Comics Interview — Issue #053

Main Topics: The 'Nam, Real War Stories, Vietnam War realism in comics, conscientious objection and the draft

interview Doug Murray
Doug Murray Writer, Marvel Working on: The 'Nam (ongoing series); The Merc
Murray, a Vietnam veteran who served two tours (1968–69 and 1971), discusses the genesis and philosophy behind Marvel's The 'Nam, which he writes in "real time" starting from 1966. He explains why the series avoids glorifying war while also not making it a catharsis piece, relying on changing casts of realistic characters who can be killed off. Murray talks extensively about the social dimensions of the war, including the disproportionate drafting of minorities, the fragging of dangerous officers, and the disconnect between what veterans experienced and what the civilian public believed from TV coverage, and notes the book won an entertainment award from the veterans group BRAVO over Platoon.
interview Wayne Vansant
Wayne Vansant Artist, Marvel Working on: The 'Nam (taking over pencilling from Mike Golden with #14)
Vansant, the incoming penciller on The 'Nam replacing Michael Golden starting with issue #14, discusses his background as a self-taught military history artist who worked at the Hyde Museum in Atlanta before breaking into comics through Savage Tales. He explains his attraction to realistic portrayals of ordinary people in extraordinary circumstances, citing novelist James Jones (The Thin Red Line) as a major influence, and describes the adrenaline rush of combat as something war stories must honestly address.

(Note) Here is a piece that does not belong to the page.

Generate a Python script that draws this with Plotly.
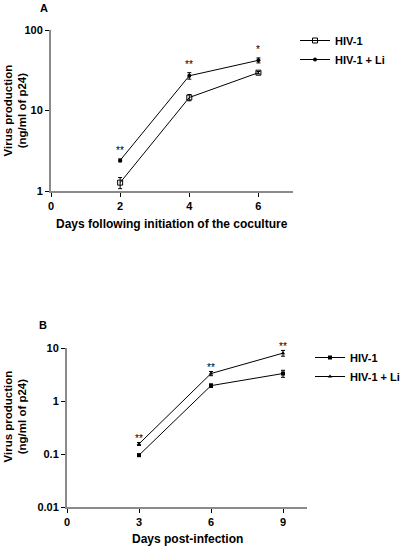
import math
import plotly.graph_objects as go

# ---- Panel A data ----
days_a = [2, 4, 6]
hiv_a = [1.27, 14.5, 29.5]
hiv_a_err = [0.2, 1.3, 1.0]
li_a = [2.4, 27.0, 42.0]
li_a_err = [0.1, 2.5, 3.0]
stars_a = ["**", "**", "*"]

# ---- Panel B data ----
days_b = [3, 6, 9]
hiv_b = [0.095, 1.95, 3.3]
hiv_b_err = [0.005, 0.15, 0.5]
li_b = [0.155, 3.3, 8.0]
li_b_err = [0.01, 0.3, 1.0]
stars_b = ["**", "**", "**"]

xticks_a = [0, 2, 4, 6]
yticks_a = [1, 10, 100]
yticklabels_a = ["1", "10", "100"]
xticks_b = [0, 3, 6, 9]
yticks_b = [0.01, 0.1, 1, 10]
yticklabels_b = ["0.01", "0.1", "1", "10"]

FONT = "Arial, Liberation Sans, sans-serif"
W, H = 401, 547


def px(p):
    return p / W


def py(p):
    return 1 - p / H


fig = go.Figure()

line = dict(color="black", width=1)

fig.add_trace(go.Scatter(
    x=days_a, y=hiv_a, name="HIV-1", mode="lines+markers",
    line=line,
    marker=dict(symbol="square-open", size=5, color="black", line=dict(width=1)),
    error_y=dict(type="data", array=hiv_a_err, color="black", thickness=1, width=2),
    xaxis="x", yaxis="y", legend="legend"))
fig.add_trace(go.Scatter(
    x=days_a, y=li_a, name="HIV-1 + Li", mode="lines+markers",
    line=line,
    marker=dict(symbol="circle", size=4, color="black"),
    error_y=dict(type="data", array=li_a_err, color="black", thickness=1, width=2),
    xaxis="x", yaxis="y", legend="legend"))

fig.add_trace(go.Scatter(
    x=days_b, y=hiv_b, name="HIV-1", mode="lines+markers",
    line=line,
    marker=dict(symbol="square", size=4, color="black"),
    error_y=dict(type="data", array=hiv_b_err, color="black", thickness=1, width=2),
    xaxis="x2", yaxis="y2", legend="legend2"))
fig.add_trace(go.Scatter(
    x=days_b, y=li_b, name="HIV-1 + Li", mode="lines+markers",
    line=line,
    marker=dict(symbol="triangle-up", size=4, color="black"),
    error_y=dict(type="data", array=li_b_err, color="black", thickness=1, width=2),
    xaxis="x2", yaxis="y2", legend="legend2"))

axis_common = dict(
    showgrid=False, zeroline=False, showline=True, linecolor="#8a8a8a", linewidth=2,
    ticks="outside", ticklen=4, tickwidth=1, tickcolor="black",
    tickfont=dict(family=FONT, size=11, color="black", weight="bold"),
    automargin=False,
)

ann = []
# asterisks (log axes: annotation y in log10 units)
for xv, yv, e, s in zip(days_a, li_a, li_a_err, stars_a):
    ann.append(dict(x=xv, y=math.log10(yv + e), xref="x", yref="y", text=s, showarrow=False,
                    xanchor="center", yanchor="middle",
                    yshift=8, font=dict(family=FONT, size=10, color="black")))
for xv, yv, e, s in zip(days_b, li_b, li_b_err, stars_b):
    ann.append(dict(x=xv, y=math.log10(yv + e), xref="x2", yref="y2", text=s, showarrow=False,
                    xanchor="center", yanchor="middle",
                    yshift=4, font=dict(family=FONT, size=10, color="black")))

tfont = dict(family=FONT, size=11, color="black", weight="bold")
titlefont = dict(family=FONT, size=12, color="black", weight="bold")
ytitlefont = dict(family=FONT, size=11.5, color="black", weight="bold")
common_ann = dict(xref="paper", yref="paper", showarrow=False,
                  xanchor="center", yanchor="middle")
ann += [
    dict(x=px(44), y=py(8), text="A", font=tfont, **common_ann),
    dict(x=px(43), y=py(325), text="B", font=tfont, **common_ann),
    dict(x=px((51 + 293) / 2), y=py(224), text="Days following initiation of the coculture",
         font=titlefont, **common_ann),
    dict(x=px((67 + 307) / 2), y=py(539), text="Days post-infection", font=titlefont,
         **common_ann),
    dict(x=px(14.5), y=py(111), textangle=-90,
         text="Virus production<br>(ng/ml of p24)", font=ytitlefont, **common_ann),
    dict(x=px(14.5), y=py(417), textangle=-90,
         text="Virus production<br>(ng/ml of p24)", font=ytitlefont, **common_ann),
]

fig.update_layout(
    width=W, height=H, margin=dict(l=0, r=0, t=0, b=0, autoexpand=False),
    paper_bgcolor="white", plot_bgcolor="white",
    font=dict(family=FONT, size=11, color="black"),
    xaxis=dict(domain=[px(51), px(293)], range=[0, 7], tickvals=xticks_a,
               anchor="y", **axis_common),
    yaxis=dict(domain=[py(191), py(30)], type="log", range=[0, 2],
               tickvals=yticks_a, ticktext=yticklabels_a, anchor="x", **axis_common),
    xaxis2=dict(domain=[px(67), px(307)], range=[0, 10], tickvals=xticks_b,
                anchor="y2", **axis_common),
    yaxis2=dict(domain=[py(507), py(348)], type="log", range=[-2, 1],
                tickvals=yticks_b, ticktext=yticklabels_b, anchor="x2", **axis_common),
    legend=dict(x=px(295), y=py(26), xanchor="left", yanchor="top",
                bgcolor="rgba(0,0,0,0)", font=tfont, itemwidth=30, tracegroupgap=0),
    legend2=dict(x=px(310), y=py(343), xanchor="left", yanchor="top",
                 bgcolor="rgba(0,0,0,0)", font=tfont, itemwidth=30, tracegroupgap=0),
    annotations=ann,
)

fig.write_html(
    "out.html",
    config={"displayModeBar": False},
    post_script="document.body.style.margin='0';document.body.style.overflow='hidden';",
)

interview Bill Sienkiewicz
Bill Sienkiewicz Artist, Freelance Working on: Real War Stories (cover art)
Sienkiewicz explains how Joyce Brabner recruited him to create the cover for Real War Stories, and how he chose a child's drawing style — inspired by the book Fire in the Sky, a collection of children's war drawings — rather than a conventional rendered image, to make the anti-war imagery more primal and powerful. Working on the project shifted his views considerably; he says he was previously ignorant of U.S. covert military involvement in Central America and is now far more skeptical.
interview Joyce Brabner
Joyce Brabner Writer/Editor, Eclipse Working on: Real War Stories (editor and contributor)
Brabner edited Real War Stories for the CCCO and recruited top talent including Alan Moore, Brian Bolland, Denny O'Neil, Bill Sienkiewicz, and Steve Bissette. She describes the book as strictly non-fiction — no composite characters, no fictionalization — and recounts how two publishers got cold feet before Eclipse agreed to publish it. She reveals that Harvey Pekar wrote a story for the book that she rejected, and that her next project will be a comic about the Christic Institute's investigation into a CIA-linked secret team.
interview Lou Ann Merkle
Lou Ann Merkle Youth Outreach Program Director, CCCO (Central Committee for Conscientious Objectors) Working on: Real War Stories (originator of concept)
Merkle, Youth Outreach Program Director at CCCO and originator of the Real War Stories concept, describes her years working with Vietnam veterans in Cleveland high schools to counteract the Rambo/Top Gun glamorization of military service. She argues that military recruiters systematically mislead young people about job training and education benefits while obscuring the reality of ongoing U.S. interventions in Central America, and recounts a phone call from a 17-year-old who reconsidered enlisting after reading the book.
interview Jim Feldman
Jim Feldman Attorney, CCCO Working on: Defending Real War Stories in Atlanta school access case
Feldman, staff attorney for CCCO, explains how Real War Stories became part of a First Amendment lawsuit in Atlanta: the Atlanta Peace Alliance had been fighting since 1983 for the right to provide students with alternative-to-military-service information in public schools, but the Atlanta school board barred them while still allowing military recruiters. The federal government subsequently intervened, arguing that allowing the Peace Alliance access to students would threaten national security by reducing enlistment.
article Editorial: Up Front (Mark Borax)
Borax commends Eclipse Comics for publishing Real War Stories as a genuinely controversial title tackling the reality of war, contrasting it with publishers who take safe stands on uncontroversial issues like drug abuse, and urges readers — especially those of draft age — to seek it out.
article Letters: Last Word
Reader mail includes a letter from previous interviewee Darrell McNeil commenting on the Jeff MacNelly piece in issue #46, and a comedic letter from Gold Medal Productions responding to the Kelly Nichols interview.